Sind Finalprognosen für Stockholm möglich?
Viele haben in den vergangenen Tagen ESC-Abende veranstaltet oder waren Gäste bei diesen. Meine Runde gibt es seit fast 20 Jahren, und sie hat mit schönster Langeweile in den meisten Jahren die Sieger des ESC vorausgesagt. Mit einer Ausnahme: 2006 gab es in unserem Zirkel nur zwei, die Lordi ganz oben auf ihren Zetteln hatten. Die anderen erklärten sie für geistesgestört und ahnungslos. Nun, einige Zeit später, als in Athen die Hoffnungen von Texas Lightning auf eine Top-Ten-Platzierung zerstoben, hatten wir den Beweis: Außenseiter können goldrichtig liegen: Die Finnen waren die Darlings jenes Jahres.
Wettrunden haben natürlich immer den Charakter von astrologischen Kreisen. Man blickt nicht in eine Glaskugel, dafür auf einen Screen und guckt sich nicht an, was einem selbst gefällt, sondern was wohl den meisten gefallen wird. Man begibt sich in die Rolle der Gesamtzuschauer. Ähnlich ist es bei Befragungen von Demoskopie-Instituten vor politischen Wahlen: Man befragt nach repräsentativen Gesichtspunkten ausgesuchte Menschen nicht nur nach ihren persönlichen Vorlieben, sondern nach den Erwartungen, die sie im Hinblick auf das Gesamtergebnis haben.

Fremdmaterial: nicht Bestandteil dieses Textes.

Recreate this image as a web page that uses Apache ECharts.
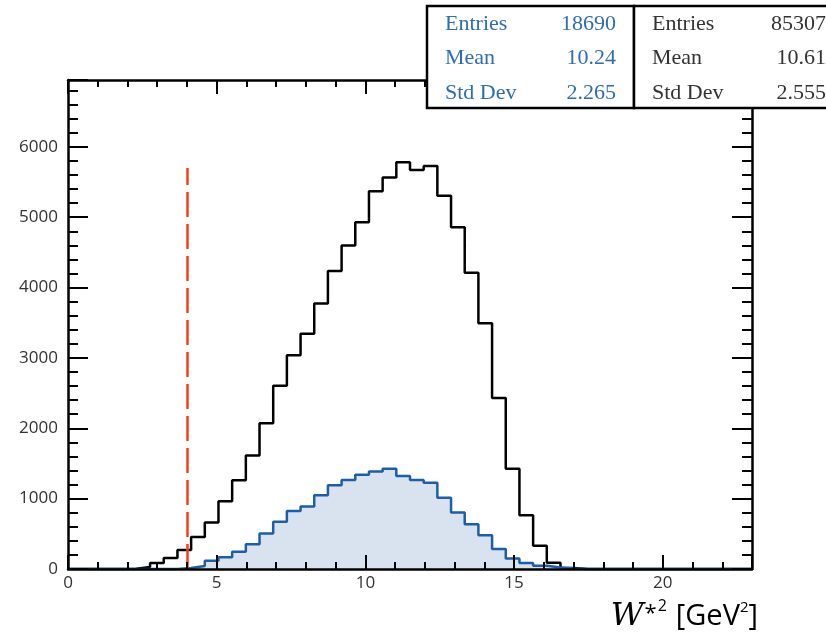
<!DOCTYPE html>
<html>
<head>
<meta charset="utf-8">
<script src="https://cdn.jsdelivr.net/npm/echarts@6/dist/echarts.min.js"></script>
<style>
  html, body { margin: 0; padding: 0; background: #ffffff; }
  #chart { width: 826px; height: 636px; }
</style>
</head>
<body>
<div id="chart"></div>
<script>
// Histogram binning: 50 bins over W*^2 = 0 .. 23 GeV^2
const binLow = 0;
const binWidth = 0.46;

// All events (black outline)
const allCounts = [
  0, 0, 0, 0, 5, 30, 85, 155, 270, 455,
  662, 962, 1260, 1613, 2070, 2604, 3038, 3345, 3774, 4236,
  4599, 4929, 5368, 5566, 5780, 5670, 5726, 5306, 4858, 4212,
  3491, 2429, 1425, 764, 330, 90, 15, 0, 0, 0,
  0, 0, 0, 0, 0, 0, 0, 0, 0, 0
];

// Selected events (blue, filled)
const selCounts = [
  0, 0, 0, 0, 0, 0, 0, 0, 15, 43,
  116, 166, 246, 350, 505, 670, 825, 889, 1047, 1189,
  1264, 1340, 1387, 1425, 1321, 1264, 1227, 1014, 802, 637,
  481, 283, 151, 85, 47, 20, 8, 0, 0, 0,
  0, 0, 0, 0, 0, 0, 0, 0, 0, 0
];

// Cut position and height of the cut marker
const cutValue = 4;
const cutLineTop = 5700;

// Axis ranges and tick spacing
const xMin = 0, xMax = 23, xMajor = 5, xMinor = 1;
const yMin = 0, yMax = 6950, yMajor = 1000, yMinor = 200;

// Statistics boxes
const statsSel = [['Entries', '18690'], ['Mean', '10.24'], ['Std Dev', '2.265']];
const statsAll = [['Entries', '85307'], ['Mean', '10.61'], ['Std Dev', '2.555']];

const selColor = '#1b5ea9';
const selFill = '#d9e3ef';
const selText = '#2f6db3';
const allText = '#333333';
const labelFont = 'Open Sans';
const statFont = 'Liberation Serif';

// Turn bin contents into step points at the bin edges
function toSteps(counts) {
  const pts = counts.map((c, i) => [binLow + i * binWidth, c]);
  pts.push([binLow + counts.length * binWidth, counts[counts.length - 1]]);
  return pts;
}

function xAxisDef(position, interval, tickLen, withLabel, withLine) {
  return {
    type: 'value', position: position, min: xMin, max: xMax, interval: interval,
    z: 10,
    axisLine: { show: withLine, onZero: false, lineStyle: { color: '#000', width: 2.5 } },
    axisTick: { show: true, inside: true, length: tickLen, lineStyle: { color: '#000', width: 2 } },
    axisLabel: {
      show: withLabel, margin: 6, color: allText, fontFamily: labelFont, fontSize: 17,
      formatter: v => (v % xMajor === 0 ? String(v) : '')
    },
    splitLine: { show: false }
  };
}

function yAxisDef(position, interval, tickLen, withLabel, withLine) {
  return {
    type: 'value', position: position, min: yMin, max: yMax, interval: interval,
    z: 10,
    axisLine: { show: withLine, onZero: false, lineStyle: { color: '#000', width: 2.5 } },
    axisTick: { show: true, inside: true, length: tickLen, lineStyle: { color: '#000', width: 2 } },
    axisLabel: {
      show: withLabel, margin: 10, color: allText, fontFamily: labelFont, fontSize: 17,
      formatter: v => (v % yMajor === 0 ? String(v) : '')
    },
    splitLine: { show: false }
  };
}

// Stats box text and frame
function statsBox(x, width, rows, color) {
  const items = [{
    type: 'rect', z: 100, zlevel: 1,
    shape: { x: x, y: 6, width: width, height: 102 },
    style: { fill: '#ffffff', stroke: '#000000', lineWidth: 2.5 }
  }];
  const rowY = [24, 58, 93];
  rows.forEach((r, i) => {
    items.push({
      type: 'text', z: 101, zlevel: 1, x: x + 18, y: rowY[i],
      style: { text: r[0], fill: color, font: '22px "' + statFont + '"', align: 'left', verticalAlign: 'middle' }
    });
    items.push({
      type: 'text', z: 101, zlevel: 1, x: x + width - 18, y: rowY[i],
      style: { text: r[1], fill: color, font: '22px "' + statFont + '"', align: 'right', verticalAlign: 'middle' }
    });
  });
  return items;
}

const chart = echarts.init(document.getElementById('chart'), null, { renderer: 'canvas' });

chart.setOption({
  backgroundColor: '#ffffff',
  animation: false,
  grid: { left: 68, right: 74, top: 80, bottom: 67, containLabel: false },
  xAxis: [
    xAxisDef('bottom', xMajor, 14, true, true),
    xAxisDef('bottom', xMinor, 7, false, false),
    xAxisDef('top', xMajor, 14, false, true),
    xAxisDef('top', xMinor, 7, false, false)
  ],
  yAxis: [
    yAxisDef('left', yMajor, 20, true, true),
    yAxisDef('left', yMinor, 10, false, false),
    yAxisDef('right', yMajor, 20, false, true),
    yAxisDef('right', yMinor, 10, false, false)
  ],
  series: [
    {
      name: 'all',
      type: 'line', step: 'end', xAxisIndex: 0, yAxisIndex: 0,
      data: toSteps(allCounts), symbol: 'none', z: 3,
      lineStyle: { color: '#000000', width: 2.5 }
    },
    {
      name: 'selected',
      type: 'line', step: 'end', xAxisIndex: 0, yAxisIndex: 0,
      data: toSteps(selCounts), symbol: 'none', z: 4,
      lineStyle: { color: selColor, width: 2.5 },
      areaStyle: { color: selFill, opacity: 1, origin: 'start' },
      markLine: {
        silent: true, symbol: ['none', 'none'], label: { show: false },
        lineStyle: { color: '#ff3b1a', width: 2.5, type: [25, 7] },
        data: [[{ coord: [cutValue, 0] }, { coord: [cutValue, cutLineTop] }]]
      }
    }
  ],
  graphic: [
    ...statsBox(427, 207, statsSel, selText),
    ...statsBox(634, 210, statsAll, allText),
    {
      type: 'text', x: 758, y: 617, z: 100,
      style: {
        text: '{w|W}{s|*}{u|2}{g|}{r|[GeV}{t|2}{r|]}',
        align: 'right', verticalAlign: 'middle',
        rich: {
          w: { fontFamily: 'DejaVu Serif', fontStyle: 'italic', fontSize: 32, color: '#222', lineHeight: 38 },
          s: { fontFamily: labelFont, fontSize: 22, color: '#222', verticalAlign: 'top', lineHeight: 30, padding: [5, 1, 0, 1] },
          u: { fontFamily: labelFont, fontSize: 16, color: '#222', verticalAlign: 'top', lineHeight: 30 },
          g: { width: 9, lineHeight: 38 },
          r: { fontFamily: labelFont, fontSize: 29, color: '#222', lineHeight: 38 },
          t: { fontFamily: labelFont, fontSize: 15, color: '#222', verticalAlign: 'top', lineHeight: 30, padding: [2, 0, 0, 0] }
        }
      }
    }
  ]
});
</script>
</body>
</html>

Spekulationen über und über
ESC-Wettabende in der Zeit vor dem ESC dienen natürlich auch der Beruhigung der Nerven. Sie dienen der Einstimmung auf das Ereignis - und fast immer sagt irgendeiner: Das ist dieses Jahr wirklich ein schlechter Jahrgang! Auch das gehört zum Spiel. Gibt es eine Instanz, die verlässlich die wahrscheinlichen Resultate weissagen kann? Nein, gibt es nicht. Erfahrungsgemäß ist für das Finalergebnis die Liveperformance wichtig. Manche blühen auf und ernten Punkte, andere haben Vorschusslorbeeren im Gepäck - und fisteln und wispern am Mikro quälend rum, um sich schließlich schlecht platziert zu finden.
Sicher scheint mir, dass es 2016 unumschränkte Favoriten wie Alexander Rybak 2009 oder Loreen 2012 nicht gibt. Insofern: Das Prognostizieren ist ein schwieriges Geschäft.
Die meisten ESC-Fans gucken sich in den Tagen vor dem Grand Final die Seite "Oddchecker" an. Die Wetten, die dort einfließen, verweisen auf die möglichen Sieger (nicht die Lieblingstitel der Wetter). An der Spitze: Russland, schon seit Wochen, dahinter Frankreich, Schweden und Australien. Erst auf Platz 21 findet sich Jamie-Lee mit "Ghost". Andere Indikatoren für die Siegesqualität eines Titels müssen jedoch erwogen werden. Die Seite "escapenews.org" spiegelt ein aus dem Streamingdienst Spotify gewonnenes Resultat, in diesem Fall von Mitte April. Hier wiederum liegt Sergej Lazarev nicht vorn, sondern der Schwede Frans, dahinter Jamie-Lee. Zu bedenken ist, dass Spotify ein Angebot ist, das nicht überall im eurovisionären Europa konsumiert wird. Vor allem wenig in Osteuropa, dem mutmaßlichen Kerngebiet der Sympathien für den russischen Kandidaten. Auf YouTube wiederum ist zu ersehen, dass Russland viele Klicks auf sich vereinigen kann, das gelingt aber auch anderen Kandidaten.
Prognostiker irrten meist
Ich erinnere mich an das Jahr 2000, der ESC fand damals auch in der Stockholmer Arena Globen statt. Wochenlang lagen an den Wettbörsen die Lieder aus Estland und Norwegen vorn, mit der lettischen Band Brainstorm - die später Dritter wurde - rechnete man nicht, aber am wenigsten mit den dänischen Herren älteren Kalibers, den Olsen Brothers. Ihr "Fly On The Wings Of Love" lag noch vier Tage vor dem Finale jenseits der Top Ten. So viel zu den Prognosen.
In unserer Wettrunde lag übrigens der bislang niemals hoch gehandelte Ire vorne, der Russe landete bei uns auf dem dritten Platz, Jamie-Lee im vorderen Feld - aber der unumschränkte Sieger an diesem Abend war "If I Were Sorry" von Frans. Allein durch seine Art des wie gesprochen klingenden Gesangs hob er sich von all den pompösen Nummern ab. Möglicherweise ist das das wichtigste Siegesrezept: nicht so zu klingen wie alle anderen.